Unfortunately, gas grills in this price range are not going to be made with the best materials or to last very long. Expect a gas grill under $250 to last on average 2 to 3 years depending on your climate, how often you use it, what kinds of foods you cook (acidic marinades are hard on grills), and how well you take care of it. I know people who have been using very inexpensive grills for several years and others you haven't gotten a year out of it. Remember to register your grill with the manufacturer and to take advantage of warranty parts as soon as you need to.

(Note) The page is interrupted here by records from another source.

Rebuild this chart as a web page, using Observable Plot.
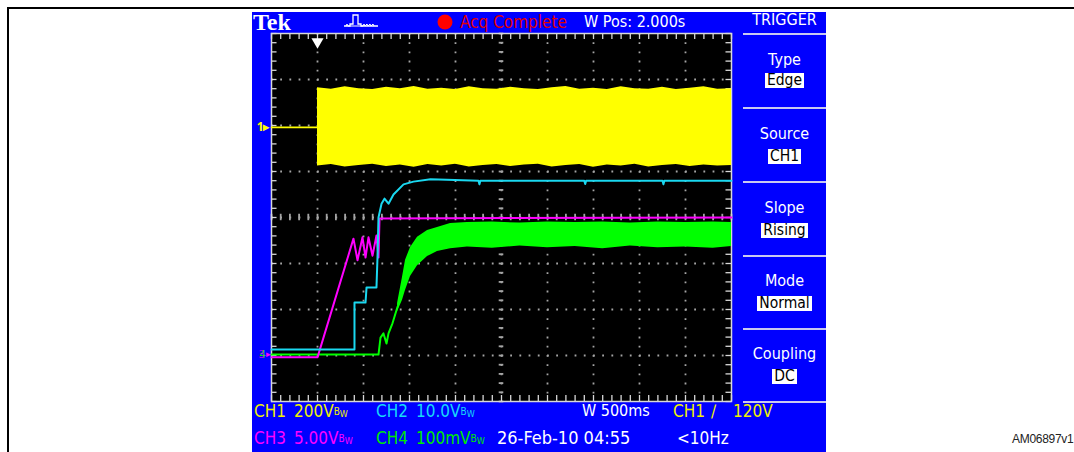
<!DOCTYPE html>
<html><head><meta charset="utf-8">
<script src="https://cdn.jsdelivr.net/npm/d3@7"></script>
<script src="https://cdn.jsdelivr.net/npm/@observablehq/plot@0.6"></script>
<style>
html,body{margin:0;padding:0;}
body{width:1074px;height:452px;overflow:hidden;background:#fff;position:relative;
 font-family:"DejaVu Sans Condensed","Liberation Sans Narrow","DejaVu Sans",sans-serif;font-stretch:condensed;}
.box{position:absolute;left:7px;top:7px;width:1100px;height:500px;border:2px solid #000;}
#scope{position:absolute;left:252px;top:12px;width:574px;height:440px;background:#0000ff;}
#plot{position:absolute;left:252px;top:12px;}
.t{position:absolute;white-space:nowrap;line-height:18px;height:18px;font-size:16px;}
.b{font-size:17px;}
.c{position:absolute;left:743px;width:83px;text-align:center;white-space:nowrap;line-height:18px;font-size:16px;color:#fff;}
.bx{display:inline-block;background:#fff;color:#000;line-height:15px;font-size:15.5px;padding:0 2px;}
.sep{position:absolute;left:743px;width:83px;height:2px;background:#c8c8f0;}
.bw{font-size:10px;position:relative;top:-2px;}
.bw sub{font-size:9px;position:relative;top:2px;vertical-align:baseline;}
.id{position:absolute;left:1012px;top:432px;font-family:"Liberation Sans",Arial,sans-serif;font-size:12px;color:#222;letter-spacing:-0.3px;}
</style></head>
<body>
<div class="box"></div>
<div id="scope"></div>
<div id="plot"></div>

<!-- top bar -->
<span class="t" style="left:253px;top:9px;height:26px;line-height:26px;font-family:'Liberation Serif',serif;font-weight:bold;font-size:24px;color:#fff;font-stretch:normal;">Tek</span>
<svg style="position:absolute;left:344px;top:13px" width="36" height="16">
 <polyline points="0,13 6,13 6,11 9,11 9,2 14,2 14,11 17,11 17,13 34,13" fill="none" stroke="#fff" stroke-width="1.3"/>
 <polyline points="2,13 3,11 4,13 19,13 20,11 21,13 23,11 24,13 26,11 27,13 29,11 30,13" fill="none" stroke="#fff" stroke-width="1"/>
</svg>
<svg style="position:absolute;left:437px;top:14px" width="16" height="16"><circle cx="8" cy="8" r="7.5" fill="#ff0000"/></svg>
<span class="t" style="left:460px;top:13px;color:#e00000;font-size:17px;">Acq Complete</span>
<span class="t" style="left:584px;top:13px;color:#fff;">W Pos: 2.000s</span>
<span class="c" style="top:11px;">TRIGGER</span>

<!-- right panel -->
<div class="sep" style="top:33px"></div>
<span class="c" style="top:51px;">Type</span>
<span class="c" style="top:71px;"><span class="bx">Edge</span></span>
<div class="sep" style="top:107px"></div>
<span class="c" style="top:125px;">Source</span>
<span class="c" style="top:147px;"><span class="bx">CH1</span></span>
<div class="sep" style="top:181px"></div>
<span class="c" style="top:199px;">Slope</span>
<span class="c" style="top:221px;"><span class="bx">Rising</span></span>
<div class="sep" style="top:255px"></div>
<span class="c" style="top:272px;">Mode</span>
<span class="c" style="top:294px;"><span class="bx">Normal</span></span>
<div class="sep" style="top:328px"></div>
<span class="c" style="top:345px;">Coupling</span>
<span class="c" style="top:367px;"><span class="bx">DC</span></span>
<div class="sep" style="top:401px"></div>

<!-- bottom readouts -->
<span class="t b" style="left:254px;top:402px;color:#f0f000;">CH1</span>
<span class="t b" style="left:294px;top:402px;color:#f0f000;">200V<span class="bw">B<sub>W</sub></span></span>
<span class="t b" style="left:376px;top:402px;color:#18d8f8;">CH2</span>
<span class="t b" style="left:416px;top:402px;color:#18d8f8;">10.0V<span class="bw">B<sub>W</sub></span></span>
<span class="t" style="left:582px;top:402px;color:#fff;">W 500ms</span>
<span class="t b" style="left:673px;top:402px;color:#f0f000;">CH1</span>
<span class="t b" style="left:711px;top:402px;color:#f0f000;">&#x2215;</span>
<span class="t b" style="left:733px;top:402px;color:#f0f000;">120V</span>
<span class="t b" style="left:254px;top:429px;color:#ff00ff;">CH3</span>
<span class="t b" style="left:294px;top:429px;color:#ff00ff;">5.00V<span class="bw">B<sub>W</sub></span></span>
<span class="t b" style="left:376px;top:429px;color:#00e800;">CH4</span>
<span class="t b" style="left:416px;top:429px;color:#00e800;">100mV<span class="bw">B<sub>W</sub></span></span>
<span class="t b" style="left:497px;top:429px;color:#fff;font-size:18px;">26-Feb-10 04:55</span>
<span class="t b" style="left:677px;top:429px;color:#fff;">&lt;10Hz</span>

<span class="id">AM06897v1</span>

<script>
// time axis in seconds relative to trigger (500 ms/div), vertical in screen divisions (center = 0)
const xDomain = [-0.5, 4.5];
const yDomain = [-4, 4];
const majorT = [0, 0.5, 1, 1.5, 2, 2.5, 3, 3.5, 4];
const majorY = [-3, -2, -1, 0, 1, 2, 3];

// CH1 (yellow): flat lead before trigger, then dense burst band with ragged edges
const ch1LeadT = [-0.5, 0];
const ch1LeadY = [1.96, 1.96];
const ch1BandT  = [0, 0.15, 0.3, 0.45, 0.6, 0.75, 0.9, 1.05, 1.2, 1.35, 1.5, 1.65, 1.8, 1.95, 2.1, 2.25, 2.4, 2.55, 2.7, 2.85, 3.0, 3.15, 3.3, 3.45, 3.6, 3.75, 3.9, 4.05, 4.2, 4.35, 4.5];
const ch1BandHi = [2.82, 2.79, 2.84, 2.80, 2.78, 2.83, 2.80, 2.85, 2.79, 2.81, 2.78, 2.84, 2.80, 2.79, 2.83, 2.80, 2.78, 2.82, 2.85, 2.79, 2.81, 2.78, 2.84, 2.80, 2.79, 2.83, 2.78, 2.81, 2.84, 2.79, 2.80];
const ch1BandLo = [1.12, 1.15, 1.10, 1.13, 1.16, 1.11, 1.14, 1.09, 1.15, 1.12, 1.16, 1.10, 1.13, 1.15, 1.11, 1.14, 1.16, 1.10, 1.13, 1.15, 1.09, 1.14, 1.12, 1.16, 1.10, 1.13, 1.15, 1.11, 1.14, 1.12, 1.13];

// CH2 (cyan)
const ch2T = [-0.5, 0.402, 0.402, 0.522, 0.533, 0.641, 0.652, 0.663, 0.696, 0.728, 0.772, 0.826, 0.935, 1.043, 1.228, 1.75, 1.76, 1.77, 2.9, 2.91, 2.92, 3.75, 3.76, 3.77, 4.5];
const ch2Y = [-2.87, -2.87, -1.85, -1.85, -1.52, -1.52, -0.87, 0.0, 0.30, 0.41, 0.30, 0.50, 0.72, 0.78, 0.83, 0.80, 0.72, 0.80, 0.80, 0.73, 0.80, 0.80, 0.72, 0.80, 0.80];

// CH3 (magenta)
const ch3T = [-0.5, 0, 0.391, 0.435, 0.489, 0.522, 0.554, 0.598, 0.641, 0.663, 0.674, 4.5];
const ch3Y = [-3.04, -3.04, -0.46, -0.93, -0.43, -0.87, -0.43, -0.83, -0.39, -0.87, -0.02, 0.0];

// CH4 (green): lead line then noisy band
const ch4T = [-0.5, 0.663, 0.685, 0.717, 0.750, 0.772, 0.815, 0.870];
const ch4Y = [-2.98, -2.98, -2.61, -2.52, -2.74, -2.52, -2.30, -1.94];
const ch4BandT  = [0.870, 0.924, 0.957, 1.011, 1.087, 1.196, 1.304, 1.446, 1.630, 1.9, 2.2, 2.5, 2.8, 3.1, 3.4, 3.7, 4.0, 4.3, 4.5];
const ch4BandHi = [-1.87, -1.30, -0.93, -0.65, -0.43, -0.28, -0.22, -0.13, -0.11, -0.10, -0.12, -0.10, -0.11, -0.10, -0.12, -0.10, -0.11, -0.10, -0.11];
const ch4BandLo = [-2.05, -1.80, -1.58, -1.28, -1.05, -0.85, -0.74, -0.68, -0.64, -0.67, -0.62, -0.66, -0.63, -0.68, -0.62, -0.66, -0.64, -0.67, -0.63];

const zip2 = (xs, ys) => xs.map((x, i) => ({x, y: ys[i]}));
const zip3 = (xs, lo, hi) => xs.map((x, i) => ({x, lo: lo[i], hi: hi[i]}));

const minorT = d3.range(-0.5, 4.5001, 0.1);
const minorY = d3.range(-4, 4.0001, 0.2);
const grid = "#a4a4a4";

const chart = Plot.plot({
  width: 574, height: 440,
  marginLeft: 19, marginRight: 95, marginTop: 21, marginBottom: 51,
  style: {background: "transparent", overflow: "visible"},
  x: {domain: xDomain, axis: null},
  y: {domain: yDomain, axis: null},
  marks: [
    Plot.frame({fill: "#000"}),
    // dotted graticule
    Plot.ruleX(majorT, {stroke: grid, strokeWidth: 1.8, strokeDasharray: "1.8 7.4"}),
    Plot.ruleY(majorY, {stroke: grid, strokeWidth: 1.8, strokeDasharray: "1.8 7.4"}),
    // center cross tick marks
    Plot.ruleX(minorT, {x: d => d, y1: -0.07, y2: 0.07, stroke: grid, strokeWidth: 1.8}),
    Plot.ruleY(minorY, {y: d => d, x1: 1.975, x2: 2.025, stroke: grid, strokeWidth: 1.8}),
    // border tick marks
    Plot.ruleX(minorT, {x: d => d, y1: 4, y2: 3.87, stroke: "#d8d8d8", strokeWidth: 1.3}),
    Plot.ruleX(minorT, {x: d => d, y1: -4, y2: -3.87, stroke: "#d8d8d8", strokeWidth: 1.3}),
    Plot.ruleY(minorY, {y: d => d, x1: -0.5, x2: -0.44, stroke: "#d8d8d8", strokeWidth: 1.3}),
    Plot.ruleY(minorY, {y: d => d, x1: 4.5, x2: 4.44, stroke: "#d8d8d8", strokeWidth: 1.3}),
    Plot.frame({stroke: "#d8d8d8", strokeWidth: 1.5}),
    // CH4 green
    Plot.areaY(zip3(ch4BandT, ch4BandLo, ch4BandHi), {x: "x", y1: "lo", y2: "hi", fill: "#00ff00"}),
    Plot.line(zip2(ch4T, ch4Y), {x: "x", y: "y", stroke: "#00ff00", strokeWidth: 2}),
    // CH3 magenta
    Plot.line(zip2(ch3T, ch3Y), {x: "x", y: "y", stroke: "#ff00ff", strokeWidth: 2}),
    // CH2 cyan
    Plot.line(zip2(ch2T, ch2Y), {x: "x", y: "y", stroke: "#1ad8f0", strokeWidth: 2}),
    // CH1 yellow
    Plot.line(zip2(ch1LeadT, ch1LeadY), {x: "x", y: "y", stroke: "#ffff00", strokeWidth: 1.6}),
    Plot.areaY(zip3(ch1BandT, ch1BandLo, ch1BandHi), {x: "x", y1: "lo", y2: "hi", fill: "#ffff00"}),
    // trigger position and level markers
    Plot.dot([0], {x: d => d, y: 3.82, symbol: "triangle", r: 4.5, rotate: 180, fill: "#fff"}),
    Plot.dot([2.61], {x: 4.43, y: d => d, r: 4, stroke: "#ffff00", strokeWidth: 1.2, strokeDasharray: "2 1.5", fill: "none"}),
    // channel ground markers
    Plot.text([1.96], {x: -0.5, y: d => d, text: () => "1\u25B8", dx: -2, textAnchor: "end", fill: "#ffff00", fontSize: 12, fontWeight: "bold"}),
    Plot.text([-2.98], {x: -0.5, y: d => d, text: () => "4", dx: -9, textAnchor: "middle", fill: "#00ff00", fontSize: 10}),
    Plot.text([-2.98], {x: -0.5, y: d => d, text: () => "3", dx: -10, textAnchor: "middle", fill: "#ff00ff", fontSize: 10, fillOpacity: 0.7}),
    Plot.text([-2.98], {x: -0.5, y: d => d, text: () => "\u25B8", dx: -3, textAnchor: "middle", fill: "#ff00ff", fontSize: 9})
  ]
});
document.getElementById("plot").appendChild(chart);
</script>
</body></html>
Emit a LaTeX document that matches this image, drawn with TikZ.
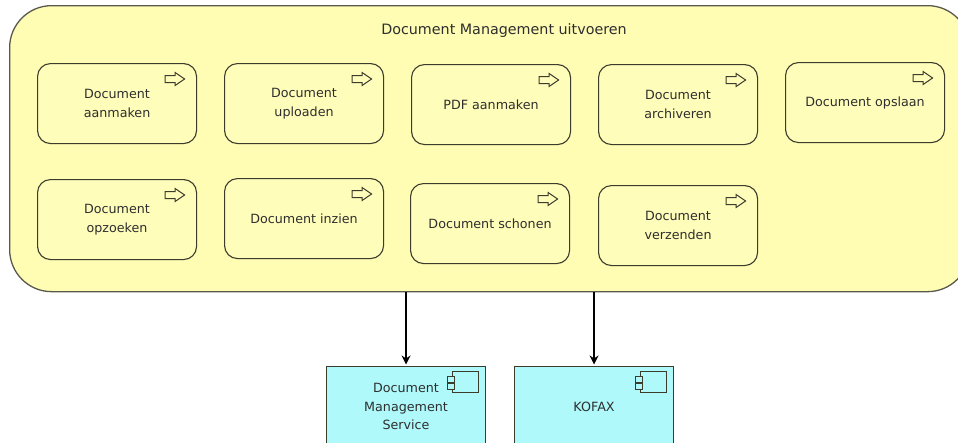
\documentclass[tikz,border=0pt]{standalone}
\usepackage{fontspec}
\setmainfont{DejaVu Sans}
\usetikzlibrary{arrows.meta}
\definecolor{outerfill}{HTML}{FFFCB4}
\definecolor{innerfill}{HTML}{FFFDBA}
\definecolor{compfill}{HTML}{AFF9FB}
\definecolor{edge}{HTML}{3C3C2C}
\definecolor{labelc}{HTML}{2E2E2E}
\tikzset{
  x=1pt,y=-1pt,
  outerbox/.style={draw=edge!85,fill=outerfill,line width=1.3pt,rounded corners=42pt,minimum width=960pt,minimum height=286pt,anchor=north west,inner sep=0pt},
  taskbox/.style={draw=edge,fill=innerfill,line width=1.1pt,rounded corners=13pt,minimum width=159pt,minimum height=80pt,anchor=north west,align=center,inner sep=2pt,font=\fontsize{12.7pt}{18.8pt}\selectfont,text=labelc},
  compbox/.style={draw=edge,fill=compfill,line width=1.1pt,minimum width=159pt,minimum height=80pt,anchor=north west,align=center,inner sep=2pt,font=\fontsize{12.7pt}{18.8pt}\selectfont,text=labelc},
  titletext/.style={font=\fontsize{14.3pt}{16pt}\selectfont,text=labelc,inner sep=0pt},
  flow/.style={draw=black,line width=1.6pt,-{Stealth[length=9pt,width=9pt]},shorten >=1.5pt},
  icon/.style={draw=edge,line width=1pt},
  taskarrow/.pic={\draw[icon,line join=miter] (-32,12.5) -- (-22,12.5) -- (-22,9.5) -- (-12.5,16) -- (-22,22.5) -- (-22,19.5) -- (-32,19.5) -- cycle;},
  compicon/.pic={\draw[icon] (-34,5) rectangle (-8,26);
    \draw[icon,fill=compfill] (-39,10) rectangle (-32,16);
    \draw[icon,fill=compfill] (-39,17) rectangle (-32,23);},
}
\begin{document}
\begin{tikzpicture}
\useasboundingbox (0,0) rectangle (958,442);
\clip (0,0) rectangle (958,442);
\node[outerbox] (outer) at (9,5) {};
\node[titletext] (title) at (504,31) {Document Management uitvoeren};
\node[taskbox] (t1) at (37,63) {Document\\aanmaken};
\node[taskbox] (t2) at (224,63) {Document\\uploaden};
\node[taskbox] (t3) at (411,64) {PDF aanmaken};
\node[taskbox] (t4) at (598,64) {Document\\archiveren};
\node[taskbox] (t5) at (785,62) {Document opslaan};
\node[taskbox] (t6) at (37,179) {Document\\opzoeken};
\node[taskbox] (t7) at (224,178) {Document inzien};
\node[taskbox] (t8) at (410,183) {Document schonen};
\node[taskbox] (t9) at (598,185) {Document\\verzenden};
\foreach \n in {t1,t2,t3,t4,t5,t6,t7,t8,t9}
  \pic at (\n.north east) {taskarrow};
\node[compbox] (dms) at (326,366) {Document\\Management\\Service};
\node[compbox] (kofax) at (514,366) {KOFAX};
\pic at (dms.north east) {compicon};
\pic at (kofax.north east) {compicon};
\draw[flow] (outer.south -| dms.north) -- (dms.north);
\draw[flow] (outer.south -| kofax.north) -- (kofax.north);
\end{tikzpicture}
\end{document}
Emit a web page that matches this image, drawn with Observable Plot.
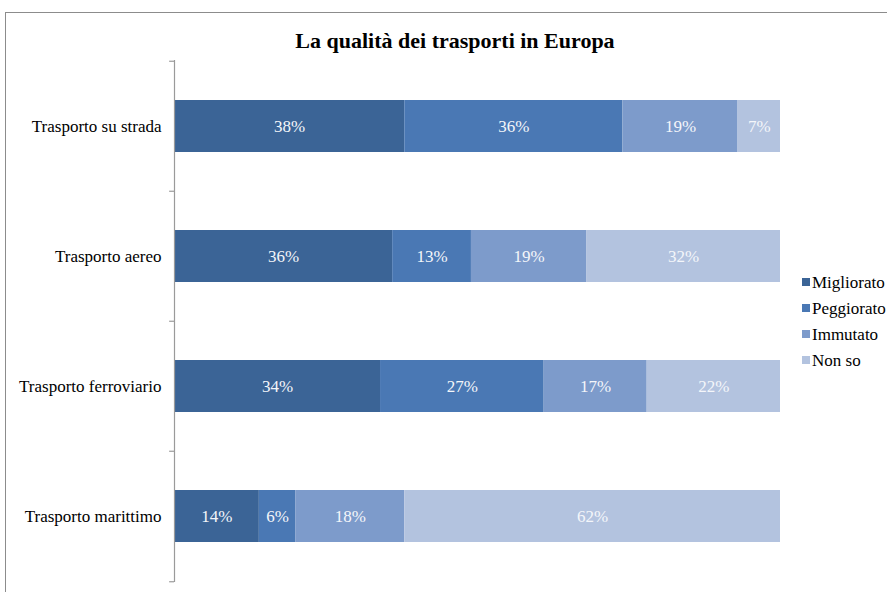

How to Care for a Gas Grill Under $250

It is going to be the internal components of these grills that fail first particularly the igniter and the burners. Igniter failure is a Common Grill Problem and can usually be fixed easily or simply bypassed by using one of those long lighters. Burners need to be regularly cleaned to clean off build-up on them and to keep them working correctly. Get down to the burner and gently brush off any debris. Make sure that the ports (the little holes along the burner) are clear.

To protect the burners you can coat them in cooking oil (with a high Smoke Point. This will help, but oil breaks down at high temperatures and loses its ability to keep the burners from rusting. The best part of doing this regularly is that it forces you to get in your grill and clean it out. This will do more to add years to the life of this grill.